The Employee’s Provident Fund Organization (EPFO) assists the Central Board of Trustees, which is a legislative body legalized under Employees Provident Fund and Miscellaneous Provisions Act, 1952. It is administratively managed and controlled by the Ministry of Labor and Employment, Government of India.
The organization assists the Central board for controlling and managing a mandatory contributing Provident fund scheme, Pension scheme, and Insurance scheme for the employees working private, public, and semi-government sectors of India. Thus, it is important to thoroughly know the EPFO scheme as it provides security to the employees and aims at establishing a liable payment system.
October 2014, Honorable Prime Minister of India, Narendra Modi announced UAN (Universal Account Number) for employees registered under EPFO. With the help of Universal Account Number, employees can now enjoy provident fund number portability.
EPFO has been coming with multiple initiatives for employee provident fund subscribers. As per the EPF scheme, both employee and employer has to give 12% of basic pay for EPF, out of which, employees contribute 12% of their salary that goes to EPF Kitty, while 8.33% of employer’s contribution is invested in EPS or pension scheme and the remaining 3.67% goes towards EPF. To know the EPF scheme better, check out the key benefits of the scheme for employees.
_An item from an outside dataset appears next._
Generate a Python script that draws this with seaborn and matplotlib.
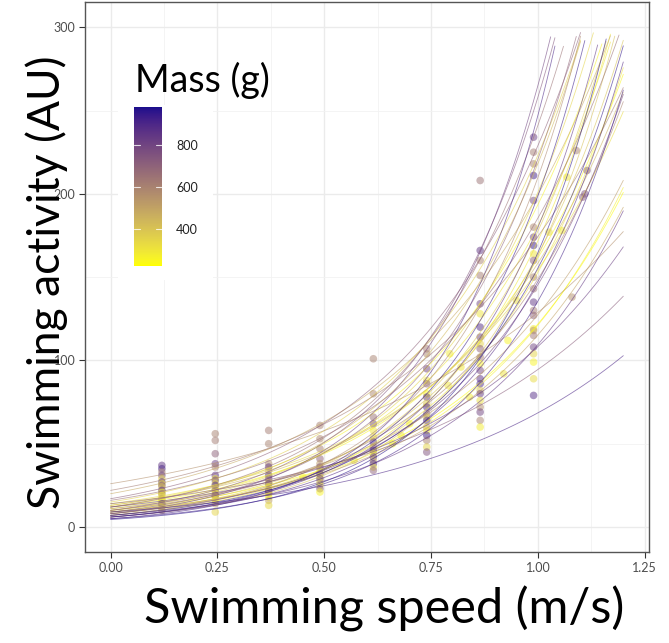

Entitles for pension as well
8.33% of the employer’s contribution goes straight to EPS (Employees Pension Scheme) for a maximum to Rs.541 and the remaining amount of the contribution is added to PF account. After retirement, upper pension limit is set to Rs.3500 per month.
According to Employee Deposit Linked Insurance scheme (EDLI), the organization is liable to pay 0.5% of the employee’s basic pay as a premium for the life insurance cover, with a subject of maximum Rs.6500.
For occasions like marriage, education, or financial crisis, employees can withdraw funds from their PF account, but, within a certain limit.